Stated task: Reproduce every entry below precisely. Pictures are excluded from the copy.

Data shown:

--- Begin ---

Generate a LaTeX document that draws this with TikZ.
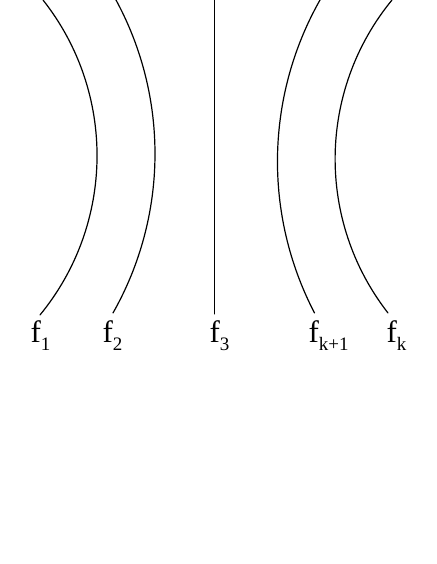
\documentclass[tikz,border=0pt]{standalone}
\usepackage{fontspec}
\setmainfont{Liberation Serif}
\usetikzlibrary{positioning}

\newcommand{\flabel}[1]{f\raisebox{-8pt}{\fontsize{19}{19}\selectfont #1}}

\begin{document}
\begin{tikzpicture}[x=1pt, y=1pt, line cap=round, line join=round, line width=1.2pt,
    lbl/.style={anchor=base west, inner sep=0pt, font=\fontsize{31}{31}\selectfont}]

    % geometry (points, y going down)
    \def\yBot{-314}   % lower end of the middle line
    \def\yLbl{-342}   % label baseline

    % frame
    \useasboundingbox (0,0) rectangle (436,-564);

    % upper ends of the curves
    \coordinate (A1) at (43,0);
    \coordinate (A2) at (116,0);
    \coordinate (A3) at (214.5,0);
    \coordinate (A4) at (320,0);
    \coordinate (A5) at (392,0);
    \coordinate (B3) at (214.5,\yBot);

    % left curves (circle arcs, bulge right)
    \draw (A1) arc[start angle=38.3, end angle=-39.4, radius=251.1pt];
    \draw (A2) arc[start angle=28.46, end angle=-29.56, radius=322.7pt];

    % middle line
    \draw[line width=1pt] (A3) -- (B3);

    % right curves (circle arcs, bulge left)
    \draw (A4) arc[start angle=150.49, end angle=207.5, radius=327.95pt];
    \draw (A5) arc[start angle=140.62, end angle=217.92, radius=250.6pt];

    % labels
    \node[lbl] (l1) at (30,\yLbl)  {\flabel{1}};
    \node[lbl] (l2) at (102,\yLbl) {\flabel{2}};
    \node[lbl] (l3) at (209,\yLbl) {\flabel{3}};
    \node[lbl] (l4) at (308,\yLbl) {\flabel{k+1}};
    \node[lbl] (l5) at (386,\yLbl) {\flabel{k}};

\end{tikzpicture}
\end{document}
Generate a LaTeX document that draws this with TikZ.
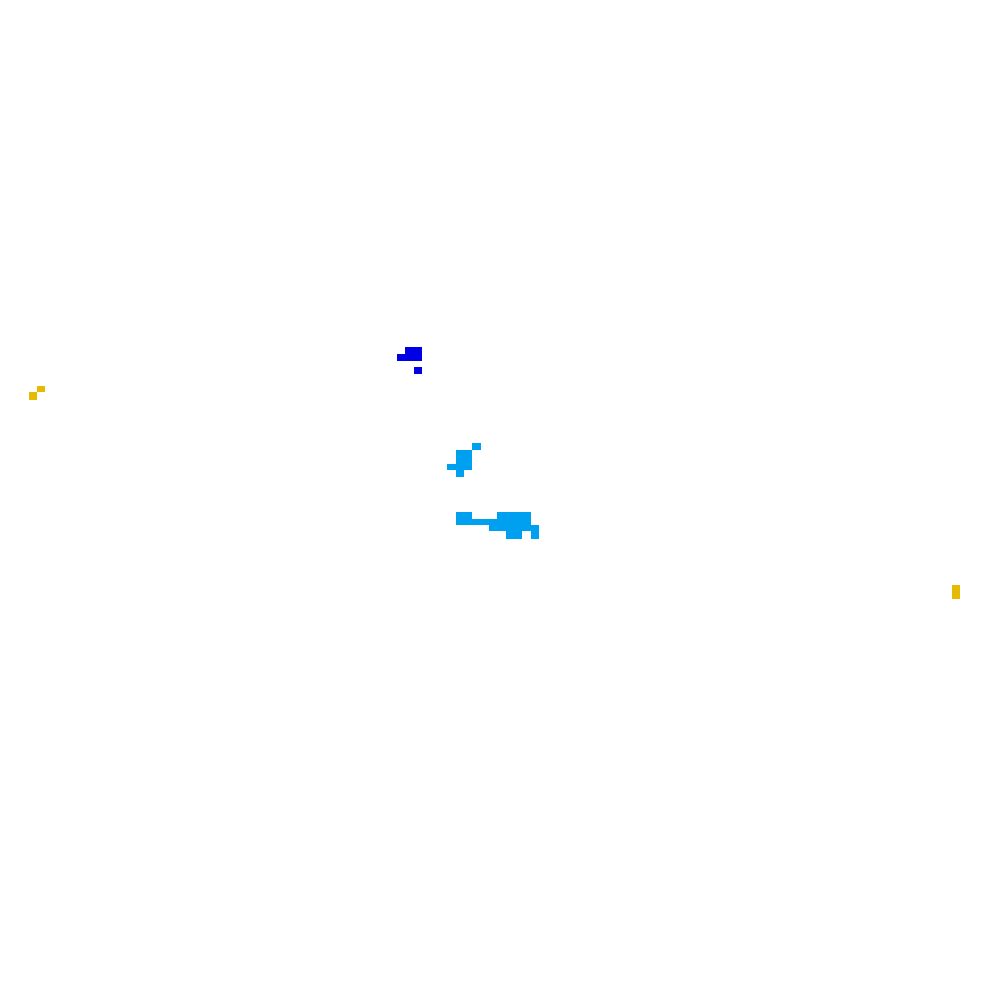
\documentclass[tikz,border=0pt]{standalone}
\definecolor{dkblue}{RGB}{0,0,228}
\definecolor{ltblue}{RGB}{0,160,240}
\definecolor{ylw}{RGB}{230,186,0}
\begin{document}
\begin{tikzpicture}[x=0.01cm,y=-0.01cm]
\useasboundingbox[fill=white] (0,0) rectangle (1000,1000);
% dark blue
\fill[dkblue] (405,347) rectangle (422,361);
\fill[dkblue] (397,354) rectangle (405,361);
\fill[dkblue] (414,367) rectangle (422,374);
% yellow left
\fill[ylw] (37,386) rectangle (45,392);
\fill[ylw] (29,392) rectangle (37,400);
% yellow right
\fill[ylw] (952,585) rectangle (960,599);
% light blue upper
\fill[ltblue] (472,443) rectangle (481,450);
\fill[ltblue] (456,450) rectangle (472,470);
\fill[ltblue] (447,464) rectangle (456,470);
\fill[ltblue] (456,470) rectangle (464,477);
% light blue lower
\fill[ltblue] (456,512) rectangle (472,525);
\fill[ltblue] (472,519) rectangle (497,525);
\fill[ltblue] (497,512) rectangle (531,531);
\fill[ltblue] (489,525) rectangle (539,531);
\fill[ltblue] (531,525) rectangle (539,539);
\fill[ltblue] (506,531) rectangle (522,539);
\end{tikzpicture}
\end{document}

--- End ---

Full response:
Generate a LaTeX document that draws this with TikZ.
\documentclass[tikz,border=0pt]{standalone}
\usepackage{fontspec}
\setmainfont{Liberation Serif}
\usetikzlibrary{positioning}

\newcommand{\flabel}[1]{f\raisebox{-8pt}{\fontsize{19}{19}\selectfont #1}}

\begin{document}
\begin{tikzpicture}[x=1pt, y=1pt, line cap=round, line join=round, line width=1.2pt,
    lbl/.style={anchor=base west, inner sep=0pt, font=\fontsize{31}{31}\selectfont}]

    % geometry (points, y going down)
    \def\yBot{-314}   % lower end of the middle line
    \def\yLbl{-342}   % label baseline

    % frame
    \useasboundingbox (0,0) rectangle (436,-564);

    % upper ends of the curves
    \coordinate (A1) at (43,0);
    \coordinate (A2) at (116,0);
    \coordinate (A3) at (214.5,0);
    \coordinate (A4) at (320,0);
    \coordinate (A5) at (392,0);
    \coordinate (B3) at (214.5,\yBot);

    % left curves (circle arcs, bulge right)
    \draw (A1) arc[start angle=38.3, end angle=-39.4, radius=251.1pt];
    \draw (A2) arc[start angle=28.46, end angle=-29.56, radius=322.7pt];

    % middle line
    \draw[line width=1pt] (A3) -- (B3);

    % right curves (circle arcs, bulge left)
    \draw (A4) arc[start angle=150.49, end angle=207.5, radius=327.95pt];
    \draw (A5) arc[start angle=140.62, end angle=217.92, radius=250.6pt];

    % labels
    \node[lbl] (l1) at (30,\yLbl)  {\flabel{1}};
    \node[lbl] (l2) at (102,\yLbl) {\flabel{2}};
    \node[lbl] (l3) at (209,\yLbl) {\flabel{3}};
    \node[lbl] (l4) at (308,\yLbl) {\flabel{k+1}};
    \node[lbl] (l5) at (386,\yLbl) {\flabel{k}};

\end{tikzpicture}
\end{document}
Generate a LaTeX document that draws this with TikZ.
\documentclass[tikz,border=0pt]{standalone}
\definecolor{dkblue}{RGB}{0,0,228}
\definecolor{ltblue}{RGB}{0,160,240}
\definecolor{ylw}{RGB}{230,186,0}
\begin{document}
\begin{tikzpicture}[x=0.01cm,y=-0.01cm]
\useasboundingbox[fill=white] (0,0) rectangle (1000,1000);
% dark blue
\fill[dkblue] (405,347) rectangle (422,361);
\fill[dkblue] (397,354) rectangle (405,361);
\fill[dkblue] (414,367) rectangle (422,374);
% yellow left
\fill[ylw] (37,386) rectangle (45,392);
\fill[ylw] (29,392) rectangle (37,400);
% yellow right
\fill[ylw] (952,585) rectangle (960,599);
% light blue upper
\fill[ltblue] (472,443) rectangle (481,450);
\fill[ltblue] (456,450) rectangle (472,470);
\fill[ltblue] (447,464) rectangle (456,470);
\fill[ltblue] (456,470) rectangle (464,477);
% light blue lower
\fill[ltblue] (456,512) rectangle (472,525);
\fill[ltblue] (472,519) rectangle (497,525);
\fill[ltblue] (497,512) rectangle (531,531);
\fill[ltblue] (489,525) rectangle (539,531);
\fill[ltblue] (531,525) rectangle (539,539);
\fill[ltblue] (506,531) rectangle (522,539);
\end{tikzpicture}
\end{document}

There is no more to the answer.